-- begin Stored data --

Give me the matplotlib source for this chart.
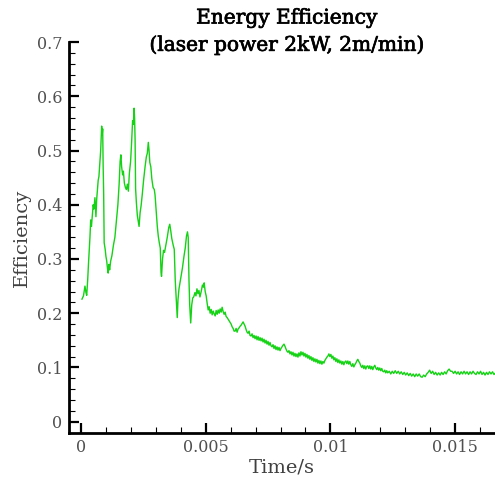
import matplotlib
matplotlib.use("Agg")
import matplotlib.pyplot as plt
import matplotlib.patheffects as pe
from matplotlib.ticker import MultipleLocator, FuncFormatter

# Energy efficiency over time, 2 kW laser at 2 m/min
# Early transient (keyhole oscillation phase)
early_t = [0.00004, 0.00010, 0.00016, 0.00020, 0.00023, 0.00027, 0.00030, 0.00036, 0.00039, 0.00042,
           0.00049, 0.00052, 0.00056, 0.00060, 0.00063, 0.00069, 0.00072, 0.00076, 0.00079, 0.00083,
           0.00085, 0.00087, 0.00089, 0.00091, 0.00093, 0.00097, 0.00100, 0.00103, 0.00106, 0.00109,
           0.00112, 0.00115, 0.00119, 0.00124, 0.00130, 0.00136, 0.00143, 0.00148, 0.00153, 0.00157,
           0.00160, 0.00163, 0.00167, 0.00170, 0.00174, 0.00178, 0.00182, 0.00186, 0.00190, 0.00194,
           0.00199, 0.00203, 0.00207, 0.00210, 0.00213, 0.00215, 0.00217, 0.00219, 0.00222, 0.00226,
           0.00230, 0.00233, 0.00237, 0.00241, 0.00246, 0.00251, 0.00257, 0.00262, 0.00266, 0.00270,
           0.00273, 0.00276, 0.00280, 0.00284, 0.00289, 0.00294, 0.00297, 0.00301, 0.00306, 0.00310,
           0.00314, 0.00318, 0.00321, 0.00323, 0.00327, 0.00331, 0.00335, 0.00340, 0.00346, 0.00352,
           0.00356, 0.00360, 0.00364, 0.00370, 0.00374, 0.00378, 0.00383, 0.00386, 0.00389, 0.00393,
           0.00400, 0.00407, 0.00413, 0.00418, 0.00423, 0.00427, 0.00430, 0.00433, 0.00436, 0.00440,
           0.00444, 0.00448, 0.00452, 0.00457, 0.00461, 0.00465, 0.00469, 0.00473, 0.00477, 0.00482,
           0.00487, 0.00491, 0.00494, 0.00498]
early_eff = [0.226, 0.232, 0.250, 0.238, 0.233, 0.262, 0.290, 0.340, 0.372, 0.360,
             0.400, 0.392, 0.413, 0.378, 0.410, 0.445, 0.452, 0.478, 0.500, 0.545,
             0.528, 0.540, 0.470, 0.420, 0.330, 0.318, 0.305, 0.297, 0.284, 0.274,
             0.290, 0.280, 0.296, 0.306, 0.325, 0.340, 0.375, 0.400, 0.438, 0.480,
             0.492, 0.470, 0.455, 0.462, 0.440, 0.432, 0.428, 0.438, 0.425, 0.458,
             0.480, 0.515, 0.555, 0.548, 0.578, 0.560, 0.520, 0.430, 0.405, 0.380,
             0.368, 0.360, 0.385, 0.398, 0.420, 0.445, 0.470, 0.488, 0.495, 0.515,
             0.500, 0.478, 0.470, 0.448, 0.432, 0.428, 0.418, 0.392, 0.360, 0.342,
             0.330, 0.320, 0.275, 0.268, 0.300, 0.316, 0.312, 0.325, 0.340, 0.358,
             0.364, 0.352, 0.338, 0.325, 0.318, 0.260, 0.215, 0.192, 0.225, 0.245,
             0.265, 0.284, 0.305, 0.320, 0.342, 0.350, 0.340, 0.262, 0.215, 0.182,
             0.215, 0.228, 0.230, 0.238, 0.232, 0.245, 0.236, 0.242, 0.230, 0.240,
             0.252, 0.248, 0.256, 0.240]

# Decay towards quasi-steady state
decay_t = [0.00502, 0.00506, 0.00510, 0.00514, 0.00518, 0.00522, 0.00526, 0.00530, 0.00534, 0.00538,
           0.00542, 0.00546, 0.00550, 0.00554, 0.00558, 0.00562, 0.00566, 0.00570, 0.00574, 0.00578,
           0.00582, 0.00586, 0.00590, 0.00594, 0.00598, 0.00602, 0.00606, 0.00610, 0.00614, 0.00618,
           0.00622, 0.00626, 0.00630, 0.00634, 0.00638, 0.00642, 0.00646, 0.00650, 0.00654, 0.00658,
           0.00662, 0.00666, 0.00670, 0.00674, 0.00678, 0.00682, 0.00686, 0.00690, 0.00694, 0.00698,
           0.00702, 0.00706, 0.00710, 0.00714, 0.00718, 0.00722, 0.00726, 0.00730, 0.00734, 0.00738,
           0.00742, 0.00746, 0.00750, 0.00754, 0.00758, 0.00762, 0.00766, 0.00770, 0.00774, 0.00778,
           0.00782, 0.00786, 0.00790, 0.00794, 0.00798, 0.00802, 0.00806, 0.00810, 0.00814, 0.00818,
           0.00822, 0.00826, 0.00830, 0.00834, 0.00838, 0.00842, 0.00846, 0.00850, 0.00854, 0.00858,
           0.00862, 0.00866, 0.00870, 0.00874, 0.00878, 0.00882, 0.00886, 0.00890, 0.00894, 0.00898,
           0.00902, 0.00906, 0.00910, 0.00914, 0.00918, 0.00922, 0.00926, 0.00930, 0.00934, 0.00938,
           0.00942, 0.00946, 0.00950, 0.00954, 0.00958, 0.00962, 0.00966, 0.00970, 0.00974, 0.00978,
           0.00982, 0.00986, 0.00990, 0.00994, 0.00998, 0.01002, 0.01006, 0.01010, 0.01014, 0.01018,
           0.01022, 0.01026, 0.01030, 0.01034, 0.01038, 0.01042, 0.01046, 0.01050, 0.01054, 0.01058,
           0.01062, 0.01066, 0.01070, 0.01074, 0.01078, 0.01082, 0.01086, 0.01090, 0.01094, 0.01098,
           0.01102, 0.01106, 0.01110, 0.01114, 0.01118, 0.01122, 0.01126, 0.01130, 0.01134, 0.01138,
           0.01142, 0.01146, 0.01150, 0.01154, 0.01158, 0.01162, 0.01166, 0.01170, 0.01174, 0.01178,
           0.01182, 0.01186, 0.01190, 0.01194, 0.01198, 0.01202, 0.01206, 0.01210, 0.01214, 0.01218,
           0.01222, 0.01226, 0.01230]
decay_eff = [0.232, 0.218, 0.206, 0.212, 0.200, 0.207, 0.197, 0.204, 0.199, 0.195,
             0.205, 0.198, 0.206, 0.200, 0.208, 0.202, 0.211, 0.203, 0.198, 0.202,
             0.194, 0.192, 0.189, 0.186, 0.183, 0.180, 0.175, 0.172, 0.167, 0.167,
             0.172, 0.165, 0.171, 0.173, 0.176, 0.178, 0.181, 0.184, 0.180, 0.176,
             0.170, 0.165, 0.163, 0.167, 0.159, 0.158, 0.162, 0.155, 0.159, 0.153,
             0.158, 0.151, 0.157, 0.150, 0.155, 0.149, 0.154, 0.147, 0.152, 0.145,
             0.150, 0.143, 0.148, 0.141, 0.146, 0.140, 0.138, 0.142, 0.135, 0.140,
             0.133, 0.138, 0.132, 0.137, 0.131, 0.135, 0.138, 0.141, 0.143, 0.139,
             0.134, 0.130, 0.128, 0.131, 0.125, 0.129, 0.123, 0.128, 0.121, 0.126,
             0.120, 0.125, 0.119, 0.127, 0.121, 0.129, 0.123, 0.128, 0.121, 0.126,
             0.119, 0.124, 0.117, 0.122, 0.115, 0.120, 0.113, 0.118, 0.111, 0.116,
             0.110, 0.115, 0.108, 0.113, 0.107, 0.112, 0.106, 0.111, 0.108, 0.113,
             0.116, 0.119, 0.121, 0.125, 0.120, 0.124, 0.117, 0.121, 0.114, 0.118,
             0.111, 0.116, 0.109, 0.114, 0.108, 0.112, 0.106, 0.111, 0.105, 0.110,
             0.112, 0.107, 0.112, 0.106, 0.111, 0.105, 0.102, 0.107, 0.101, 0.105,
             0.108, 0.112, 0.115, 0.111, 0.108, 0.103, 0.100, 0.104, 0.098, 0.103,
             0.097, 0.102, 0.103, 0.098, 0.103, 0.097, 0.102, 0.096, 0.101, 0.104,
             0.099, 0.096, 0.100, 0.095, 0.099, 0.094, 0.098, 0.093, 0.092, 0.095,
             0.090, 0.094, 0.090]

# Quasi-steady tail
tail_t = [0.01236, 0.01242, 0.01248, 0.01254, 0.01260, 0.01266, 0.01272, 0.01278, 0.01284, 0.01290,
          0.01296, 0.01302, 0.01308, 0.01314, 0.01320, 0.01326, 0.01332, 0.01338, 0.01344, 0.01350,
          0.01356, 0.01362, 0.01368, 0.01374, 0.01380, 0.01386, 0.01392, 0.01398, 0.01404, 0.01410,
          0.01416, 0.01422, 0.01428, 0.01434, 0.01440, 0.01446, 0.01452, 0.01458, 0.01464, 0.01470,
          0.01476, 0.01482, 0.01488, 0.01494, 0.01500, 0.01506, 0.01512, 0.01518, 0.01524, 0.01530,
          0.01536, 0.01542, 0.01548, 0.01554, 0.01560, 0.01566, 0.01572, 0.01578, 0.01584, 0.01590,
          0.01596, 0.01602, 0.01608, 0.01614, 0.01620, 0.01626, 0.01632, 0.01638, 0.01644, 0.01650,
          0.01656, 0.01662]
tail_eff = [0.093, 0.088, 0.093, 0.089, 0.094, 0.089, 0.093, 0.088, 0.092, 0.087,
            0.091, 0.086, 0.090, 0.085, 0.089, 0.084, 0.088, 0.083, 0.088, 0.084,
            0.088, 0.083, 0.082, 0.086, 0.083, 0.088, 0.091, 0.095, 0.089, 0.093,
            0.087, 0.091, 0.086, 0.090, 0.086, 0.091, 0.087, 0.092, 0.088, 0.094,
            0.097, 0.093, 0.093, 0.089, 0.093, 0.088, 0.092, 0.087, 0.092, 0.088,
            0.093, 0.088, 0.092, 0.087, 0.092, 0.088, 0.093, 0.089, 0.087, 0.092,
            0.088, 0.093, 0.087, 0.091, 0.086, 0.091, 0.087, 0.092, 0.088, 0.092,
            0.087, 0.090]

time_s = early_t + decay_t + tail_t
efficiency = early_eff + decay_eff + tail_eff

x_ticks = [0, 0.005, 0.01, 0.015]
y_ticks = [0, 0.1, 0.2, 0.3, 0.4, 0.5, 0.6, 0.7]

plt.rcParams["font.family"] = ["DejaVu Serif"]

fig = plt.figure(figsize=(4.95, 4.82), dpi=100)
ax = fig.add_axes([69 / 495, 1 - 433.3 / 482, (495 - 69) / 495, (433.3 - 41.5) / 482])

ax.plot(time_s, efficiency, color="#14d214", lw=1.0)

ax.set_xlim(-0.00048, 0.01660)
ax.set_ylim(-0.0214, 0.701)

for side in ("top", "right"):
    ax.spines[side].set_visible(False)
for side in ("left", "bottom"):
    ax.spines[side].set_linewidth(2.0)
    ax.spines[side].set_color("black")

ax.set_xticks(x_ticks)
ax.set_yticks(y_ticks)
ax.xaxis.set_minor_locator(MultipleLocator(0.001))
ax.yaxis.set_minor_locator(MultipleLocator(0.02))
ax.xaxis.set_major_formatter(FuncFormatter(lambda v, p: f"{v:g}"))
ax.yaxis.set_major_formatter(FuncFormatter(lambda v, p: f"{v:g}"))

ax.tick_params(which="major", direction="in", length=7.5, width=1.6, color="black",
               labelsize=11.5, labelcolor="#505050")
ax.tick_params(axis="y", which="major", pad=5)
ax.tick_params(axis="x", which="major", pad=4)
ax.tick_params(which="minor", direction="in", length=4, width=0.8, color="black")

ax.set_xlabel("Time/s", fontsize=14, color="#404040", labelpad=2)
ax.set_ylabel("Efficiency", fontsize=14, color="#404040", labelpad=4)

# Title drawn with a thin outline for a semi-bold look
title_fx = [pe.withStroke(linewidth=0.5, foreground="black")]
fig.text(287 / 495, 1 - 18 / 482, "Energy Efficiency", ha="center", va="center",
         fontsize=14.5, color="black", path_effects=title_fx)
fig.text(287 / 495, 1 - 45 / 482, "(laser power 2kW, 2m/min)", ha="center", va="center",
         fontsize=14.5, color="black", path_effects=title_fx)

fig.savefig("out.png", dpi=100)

-- end Stored data --

Goal: Return only the lines from the start of the data through the line that contains "from matplotlib.ticker import", please, copying them exactly and omitting all pictures.

Answer in full:
Give me the matplotlib source for this chart.
import matplotlib
matplotlib.use("Agg")
import matplotlib.pyplot as plt
import matplotlib.patheffects as pe
from matplotlib.ticker import MultipleLocator, FuncFormatter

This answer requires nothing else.